POE filters need to be sized based on site- and application-specific operating conditions. For GAC, it is all about contact time, or, technically, empty bed contact time. Water needs to maintain intimate contact with GAC for a specific amount of time to provide the desired results. This contact time can vary greatly depending on influent conditions, required effluent results and the contaminants being targeted.
For residential applications, the service flow rate typically is sized as 1 to 6 gal per minute (gpm) peak per cubic foot of GAC. It is better to err on the side of more contact time, as decreasing the contact time exacerbates capacity loss at a higher rate than the actual water use would suggest. Thus, if you know your contaminants, size accordingly and backwash appropriately, it will be difficult to fail.
It is popular to install POE GAC filters, generally under the guise of saving water, with a non-backwashing inlet-outlet head operating in an upflow or downflow service mode. This setup will reduce the initial system cost significantly—providing short-term gain—by substituting a simple distributor head in lieu of a backwashing controller. The water normally used to backwash the filter is “saved,” as the system is not designed for, nor capable of, an automatic backwash cycle.
While there may be a few applications in which a non-backwashing configuration can be effective, it is not a productive design for most common filter applications. Downflow systems that are consistently manually backwashed, portable exchange filters, anomalous applications and specially designed systems are potential exceptions.
Upflow service non-backwashing filters present an array of challenges. In theory, the continuous upward flow through the media tank will keep the media constantly “backwashed” and clean. This can work, provided the upward flow rate through the media is high enough and long enough to mimic a standard backwash cycle.
A 10-in.-diameter GAC filter would require about 5 gpm upward flow for about 10 minutes to effectuate a solid backwash. For example, consider a 10-by-54-in. mineral tank with 1.4 cu ft of GAC in an upflow, non-backwashing configuration. Even if the service flow adequately satisfies the backwashing needs, there are several other potential problems, because the performance of GAC is highly dependent on contact time.
Water passing upflow through an expanding, partially fluidized GAC bed will inherently have less contact time, as the water will partially pass around the carbon. This upflow service will tend to lift the smallest and lightest GAC particles to the top of the bed and out to the service flow. A typical top screen will not prevent this, and specialty felt-style top screens may prevent the fines from exiting, but will be susceptible to clogging. You could try installing an oversized mineral tank with at least 100% freeboard, an effluent flow controller to limit service flow and an outlet sediment filter to capture exiting fines, but none of these can fix the problem of the lost contact time in the partially fluidized media bed.

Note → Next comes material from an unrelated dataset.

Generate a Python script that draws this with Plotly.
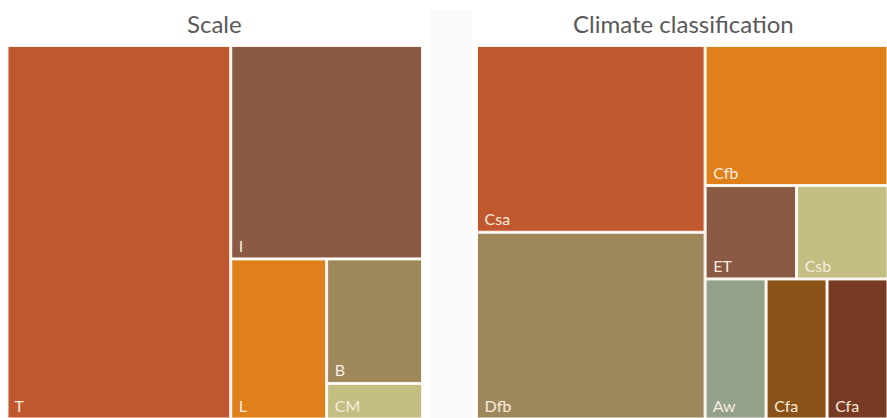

Because upflow does not provide the best results, you might consider a downflow, non-backwashing system. The downflow service contact time as the water passes through the well-compacted media bed is far better than the upflow version; however, there are many obstacles to consider. Water will follow the path of least resistance inside the mineral tank. If the GAC media is never mixed or redistributed, the water will find the preferred route, or “channel,” and will continue to follow the same flow paths through the media bed.
Channeling negatively impacts the contact time and greatly reduces the overall capacity. The downflow water direction will tend to deposit particulates on the top of the GAC bed. As these particles accumulate, the water path will be further restricted, and channeling will be accelerated and severe. Maintaining a pre-sediment filter may slow the channeling process, but will not prevent the poor flow characteristics that ultimately will lead to less-than-optimal filtration performance and reduced capacity.
Pay close attention to the key filtration factors surrounding the backwash performance, system sizing and contact time. Like running through a sprinkler leaves you mostly dry but swimming through a lake soaks you to the bone, blasting water through GAC results in unintended remaining contaminants, but proper contact time will deliver the expected quality. Shun the short-term gain of lower-cost equipment, and instead take the route that leads to peace of mind, satisfied customers and long-term gain.